Chief financial officers, technology and information officers, and human capital officers are each accountable for a different asset in an organization, Kaplan said, so “why would you not have someone accountable for knowledge of that organization?”

“You have to be able to demonstrate, to every individual from the bottom to the top and the top to the bottom, that there is value in investing their time in capturing, adapting, transferring, reusing knowledge,” Kaplan said. “If you tell them to do it, they may do it, but it will not be sustainable over time.”

Schlussel said one way to explain the benefit of knowledge management in your office is to tell a story that explains the reason for why this information transfer needs to happen.

“I always look at what the end result is supposed to be … how is the organization going to look, how are people going to operate … what betterment is there for doing what we’re going to do,” Schlussel said.

He also warned that it’s easy for knowledge management to transform into an IT solution, or a lessons learned center or a portal of how-tos for processes and methodologies.

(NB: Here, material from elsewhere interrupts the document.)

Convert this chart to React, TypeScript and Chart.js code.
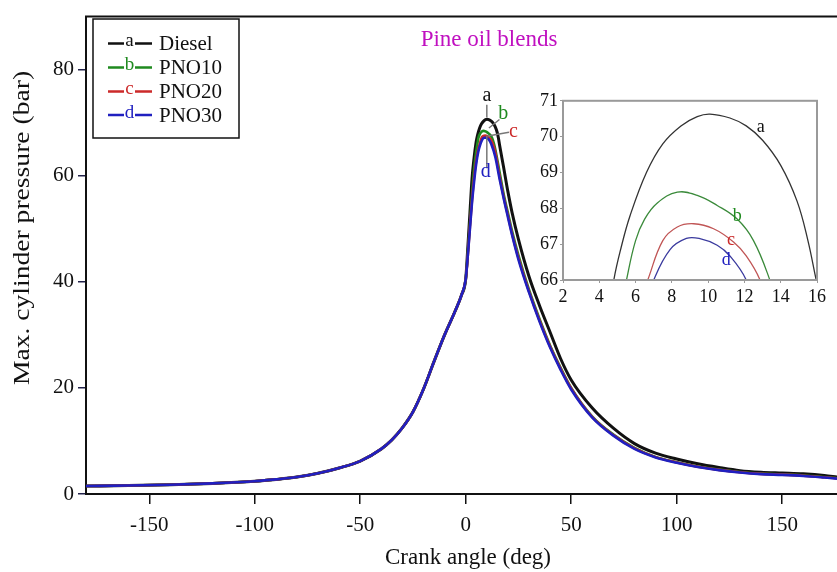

“There are human issues that come into play, there are process issues that come into play, and by knowing where you want to be at the end, and trying to have this shared vision of what it’s going to look like … you can finally start exposing all of these things that are not typically thought of as things that will impact knowledge management,” Schlussel said. “At least to the novice or to the leader, because they’re going to have to fund it, they’re going make some decisions, they really have to understand what they’re getting themselves into, because if they don’t you’re probably not going to achieve that goal down the road.”

‘The time is now’

Thinking about a transfer of knowledge can be a heavy lift, but it doesn’t have to be if someone keeps it always in the back of their mind.

But a presidential transition is a good place to start.

“It highlights that change is coming,” Schlussel said. “And so you should always be thinking, how am I going to deal with that change, both personally for yourself, for how am I going to do my job. … and then how do I help other people excel by giving them the information, the knowledge that I have.”

The problem, however, is that there is no real discussion about leveraging that knowledge around presidential transitions themselves, Kaplan said.

It’s not an easy task transitioning an entire administration he said, and it’s important not only to give credit to the people who actually make it happen, but to also provide transparency for the public so they can understand “the complexity that these people on a daily basis have to deal with.”

Kaplan said the key to doing this is a retrospective, in which the transition team sits down immediately after the change is complete, and talks about “what were our objectives and how do we measure success?”

“Did we do it? What was effective and why, what turned out differently than we planned and what did we learn from it?” Kaplan said, that way the next transition team can be even more effective that its successor.

“The time is now, right after this one’s over,” he said.